What soon became apparent was that Benjamin Netanyahu (b 1949; prime-minister of Israel 1996-1999, 2009-2021 and since 2022) had grasped what he regarded as a “once-in-a-lifetime” military and political environment created by the atrocities committed by the Hamas on 7 October 2023; were it not for the historical significance of the term, he’d likely have referred to his strategy as the “final solution to the Palestinian problem” (which at least some of his cabinet seem to equate with “the Palestinian presence”).  The basis of that strategy is the basis also for the dispute which has to varying extents existed since the creation of the state of Israel in 1948: There are two sides, each of which contains a faction which holds a “river to the sea” vision of national exclusivity which demands the exclusion of the other from the land.  Both factions are a minority but through one means or another they have long been the conflict’s political under-current and, on 7 October 2023, they became the central dynamic.  That dynamic’s respective world views are (1) the Palestinian people will not be free until the eradication of the state of Israel and (2) Jews and the state of Israel will not be safe until the removal of Palestinians from the land.  Mr Netanyahu’s cabinet expresses this as “the dismantling of the Hamas” but what they do is more significant than what they say.

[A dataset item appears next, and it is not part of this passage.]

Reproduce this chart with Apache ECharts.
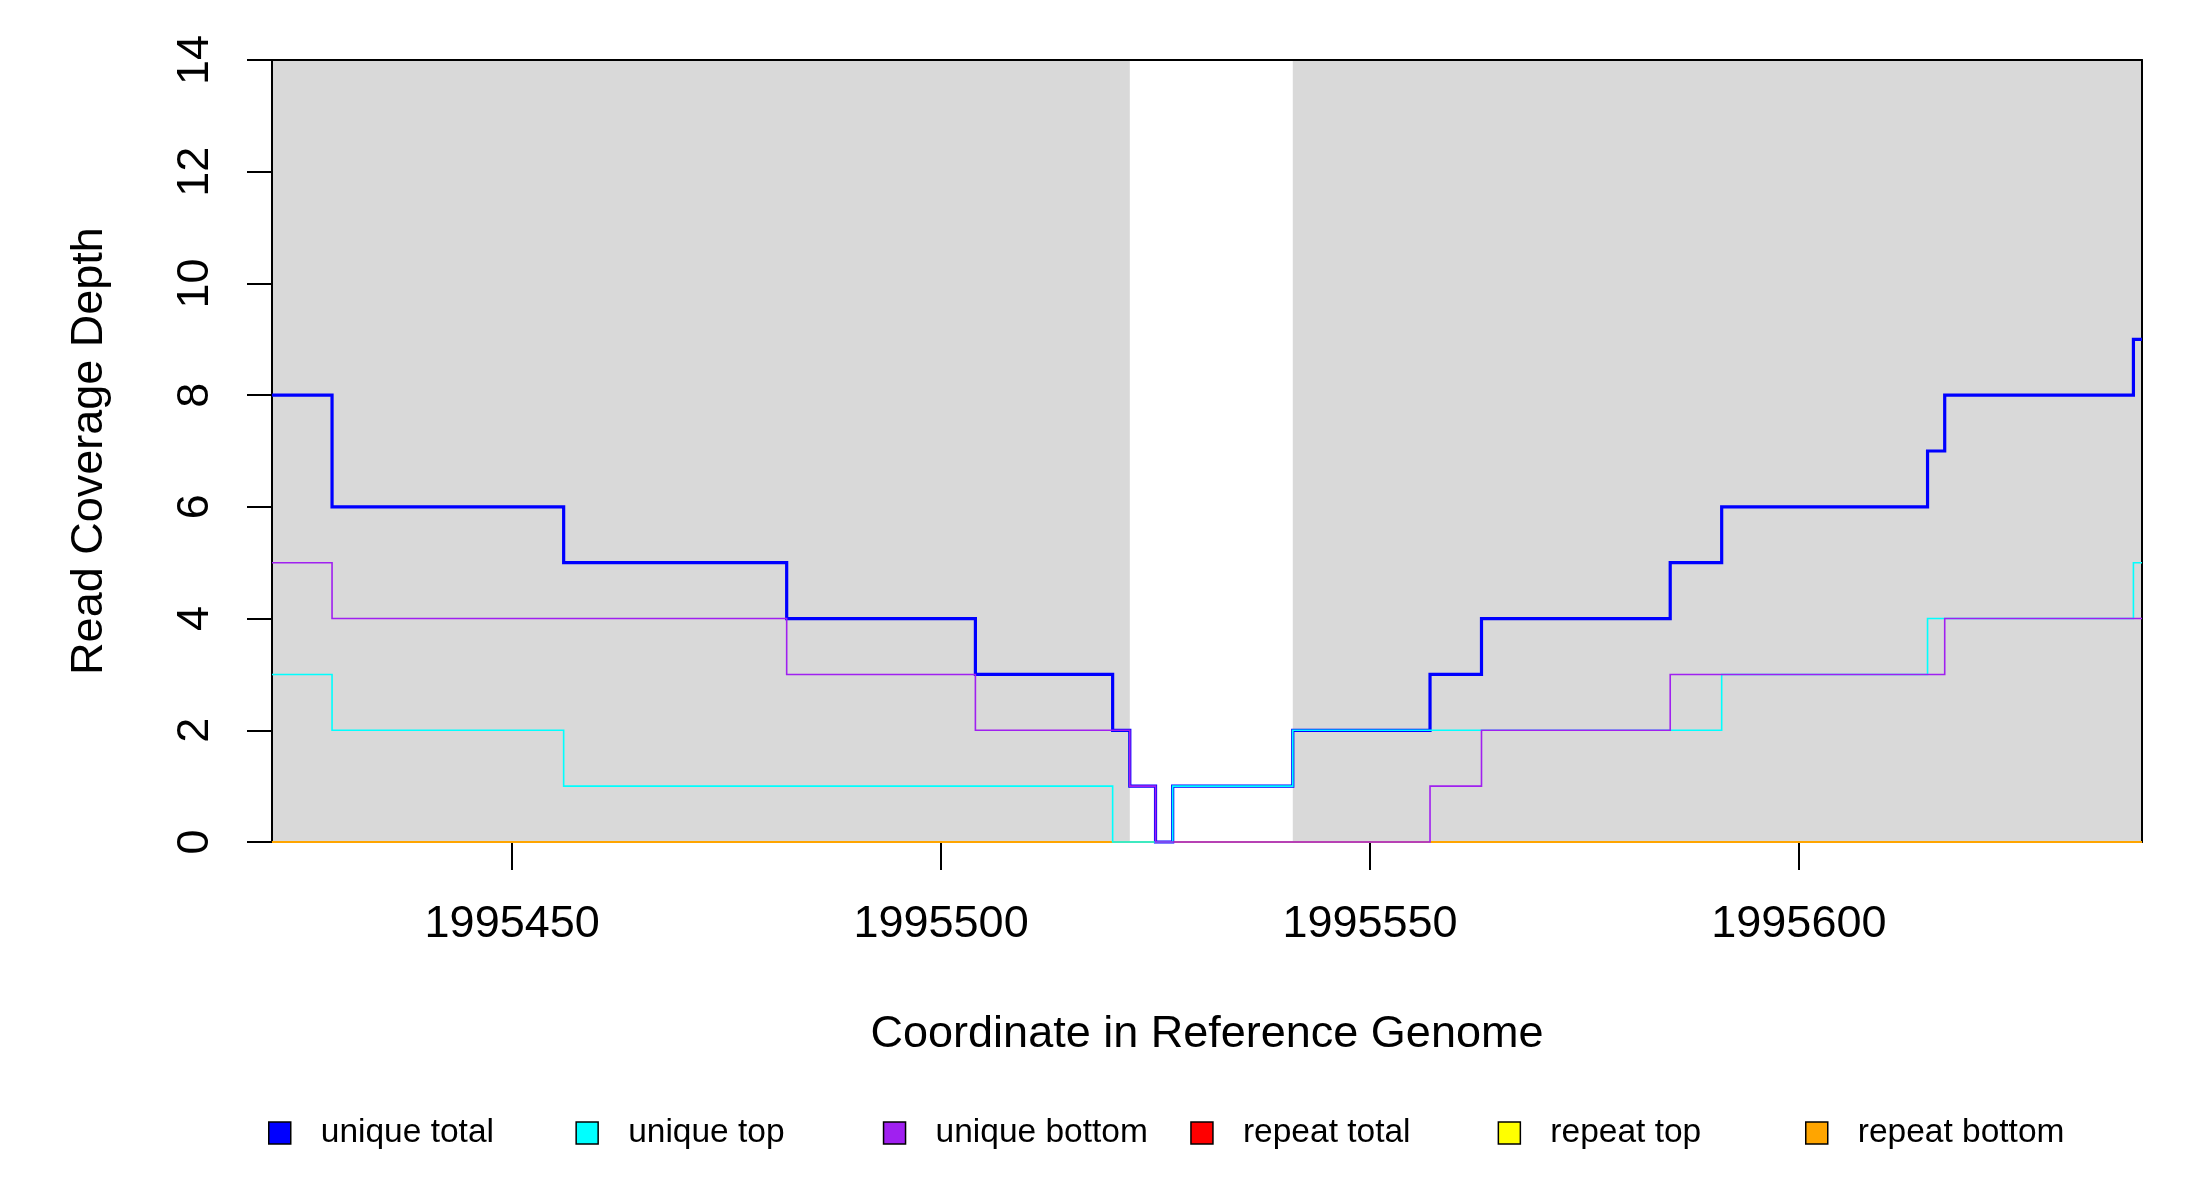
<!DOCTYPE html>
<html>
<head>
<meta charset="utf-8">
<script src="https://cdn.jsdelivr.net/npm/echarts@6/dist/echarts.min.js"></script>
<style>
  html, body { margin: 0; padding: 0; background: #fff; }
  #chart { width: 2200px; height: 1200px; }
</style>
</head>
<body>
<div id="chart"></div>
<script>
// coverage steps: each value holds from its coordinate up to the next one
var totalPos = [1995422, 1995429, 1995456, 1995482, 1995504, 1995520, 1995522, 1995525, 1995527,
                1995541, 1995557, 1995563, 1995585, 1995591, 1995615, 1995617, 1995639, 1995640];
var totalVal = [8, 6, 5, 4, 3, 2, 1, 0, 1, 2, 3, 4, 5, 6, 7, 8, 9, 9];

var topPos = [1995422, 1995429, 1995456, 1995520, 1995527, 1995541, 1995591, 1995615, 1995639, 1995640];
var topVal = [3, 2, 1, 0, 1, 2, 3, 4, 5, 5];

var bottomPos = [1995422, 1995429, 1995482, 1995504, 1995522, 1995525, 1995557, 1995563, 1995585, 1995617, 1995640];
var bottomVal = [5, 4, 3, 2, 1, 0, 1, 2, 3, 4, 4];

var repeatPos = [1995422, 1995640];
var repeatTotalVal = [0, 0];
var repeatTopVal = [0, 0];
var repeatBottomVal = [0, 0];

// grey shaded regions
var shadeStart = [1995422, 1995541];
var shadeEnd = [1995522, 1995640];

var xTicks = [1995450, 1995500, 1995550, 1995600];
var legendNames = ['unique total', 'unique top', 'unique bottom', 'repeat total', 'repeat top', 'repeat bottom'];

var FONT = 'Liberation Sans';

function pairs(xs, ys) {
    var out = [];
    for (var i = 0; i < xs.length; i++) out.push([xs[i], ys[i]]);
    return out;
}

function stepSeries(name, xs, ys, color, width) {
    return {
        name: name,
        type: 'line',
        step: 'end',
        data: pairs(xs, ys),
        color: color,
        showSymbol: false,
        clip: false,
        silent: true,
        animation: false,
        lineStyle: { color: color, width: width, cap: 'butt', join: 'miter' },
        z: 2
    };
}

var areas = [];
for (var i = 0; i < shadeStart.length; i++) {
    areas.push([{ xAxis: shadeStart[i] }, { xAxis: shadeEnd[i] }]);
}

var legends = [];
for (var j = 0; j < legendNames.length; j++) {
    legends.push({
        data: [legendNames[j]],
        left: 268 + j * 307.4,
        top: 1113,
        padding: 0,
        icon: 'rect',
        itemWidth: 22,
        itemHeight: 22,
        selectedMode: false,
        itemStyle: { borderColor: '#000', borderWidth: 1.5 },
        textStyle: { fontFamily: FONT, fontSize: 33.5, color: '#000', lineHeight: 40, padding: [0, 0, 0, 25] }
    });
}

var myChart = echarts.init(document.getElementById('chart'));
myChart.setOption({
    animation: false,
    backgroundColor: '#fff',
    grid: { left: 272, right: 58, top: 60, bottom: 358, outerBoundsMode: 'none' },
    legend: legends,
    xAxis: [{
        type: 'value',
        min: 1995422,
        max: 1995640,
        z: 1.5,
        name: 'Coordinate in Reference Genome',
        nameLocation: 'middle',
        nameGap: 170,
        nameTextStyle: { fontFamily: FONT, fontSize: 45, color: '#000' },
        axisLine: { show: true, onZero: false, lineStyle: { color: '#000', width: 2 } },
        axisTick: { show: true, length: 28, customValues: xTicks, lineStyle: { color: '#000', width: 2 } },
        axisLabel: {
            customValues: xTicks, margin: 60, fontFamily: FONT, fontSize: 45, color: '#000',
            formatter: function (v) { return String(v); }
        },
        splitLine: { show: false }
    }, {
        type: 'value',
        position: 'top',
        min: 1995422,
        max: 1995640,
        z: 1.5,
        axisLine: { show: true, onZero: false, lineStyle: { color: '#000', width: 2 } },
        axisTick: { show: false },
        axisLabel: { show: false },
        splitLine: { show: false }
    }],
    yAxis: [{
        type: 'value',
        min: 0,
        max: 14,
        interval: 2,
        z: 1.5,
        name: 'Read Coverage Depth',
        nameLocation: 'middle',
        nameGap: 160,
        nameRotate: 90,
        nameTextStyle: { fontFamily: FONT, fontSize: 45, color: '#000' },
        axisLine: { show: true, onZero: false, lineStyle: { color: '#000', width: 2 } },
        axisTick: { show: true, length: 25, lineStyle: { color: '#000', width: 2 } },
        axisLabel: { rotate: 90, margin: 54, fontFamily: FONT, fontSize: 45, color: '#000', showMinLabel: true, showMaxLabel: true },
        splitLine: { show: false }
    }, {
        type: 'value',
        position: 'right',
        min: 0,
        max: 14,
        z: 1.5,
        axisLine: { show: true, onZero: false, lineStyle: { color: '#000', width: 2 } },
        axisTick: { show: false },
        axisLabel: { show: false },
        splitLine: { show: false }
    }],
    series: [
        {
            name: 'shade',
            type: 'line',
            data: [],
            silent: true,
            z: 1,
            markArea: { silent: true, itemStyle: { color: '#D9D9D9' }, data: areas }
        },
        stepSeries('repeat total', repeatPos, repeatTotalVal, '#FF0000', 2),
        stepSeries('repeat top', repeatPos, repeatTopVal, '#FFFF00', 2),
        stepSeries('repeat bottom', repeatPos, repeatBottomVal, '#FFA500', 2),
        stepSeries('unique total', totalPos, totalVal, '#0000FF', 3.2),
        stepSeries('unique top', topPos, topVal, '#00FFFF', 1.6),
        stepSeries('unique bottom', bottomPos, bottomVal, '#A020F0', 1.6)
    ]
});
</script>
</body>
</html>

Donald Trump (left) and Benjamin Netanyahu (right), the White House, Washington DC, March 25, 2019.

In Mr Netanyahu’s cabinet there is a spectrum of opinion but what appears now most prevalent is the most extreme: That the Palestinians wish to see the Jews eradicated (or exterminated or eliminated) from the land of Israel and as long as they are here the Jews cannot in their own land be safe so the Palestinians must go (somewhere else).  The gloss on the “somewhere else” long has been the mantra “there is already a Palestinian state; it is called Jordan and they should all go and live there” but in the region and beyond, that’s always been dismissed as chimerical.  The “somewhere else” paradigm though remains irresistible for the faction in Israel which, although once thought cast adrift from the moorings of political reality, finds itself not merely in cabinet but, in the Nacht und Nebel (night and fog) of war, able to pursue politics by other means in a way never before possible, the argument being the Hamas attack of 7 October meant the IDF (Israeli Defence Forces) were fighting a “just war”, thus the Old Testament style tactics.

In political discourse, the usual advice, sensibly, is that any comparisons with the Third Reich (1933-1945) should be avoided because the Nazis were so bad (some prefer “evil”) that comparisons tend to be absurd.  Historians have however pointed out some chilling echoes from the past in the positions which exist (and publically have been stated by some) in the Israeli cabinet.  Much the same world view was captured in a typically tart Tagebücher (diary) entry by Dr Joseph Goebbels (1897-1975; Nazi propaganda minister 1933-1945) on 27 March 1942:

A judicial sentence is being carried out against the Jews which is certainly barbaric but which they have fully deserved.  In these matters, one cannot let sentimentally prevail.  If we do not defend ourselves against them, the Jews would exterminate us.  It is a life and dress struggle against the Jewish bacillus.  No other government and no other regime could muster the strength for a general solution of this question.  Thank God the war affords us a series of opportunities which were denied us in peacetime.  We must make use of them.

Mr Netanyahu and his cabinet understand what the Hamas did on 7 October created “a series of opportunities” they never thought they’d have and, as the civilian death toll in Gaza (reckoned by September 2025 to be in excess of 65,000) attests, the IDF has made muscular use of the night and fog of war.  Of course the “somewhere else” fantasy of some Israeli politicians remains very different to the mass-murder alluded to by Goebbels or explicitly described by Heinrich Himmler (1900–1945; Reichsführer SS 1929-1945) in his infamous speech at Posen in October 1943 but what Mr Netanyahu has called his “historic and spiritual mission” of “generations” is creating a poison which will last a century or more.  For what is happening in Gaza, there seems no better word than “hellacious”.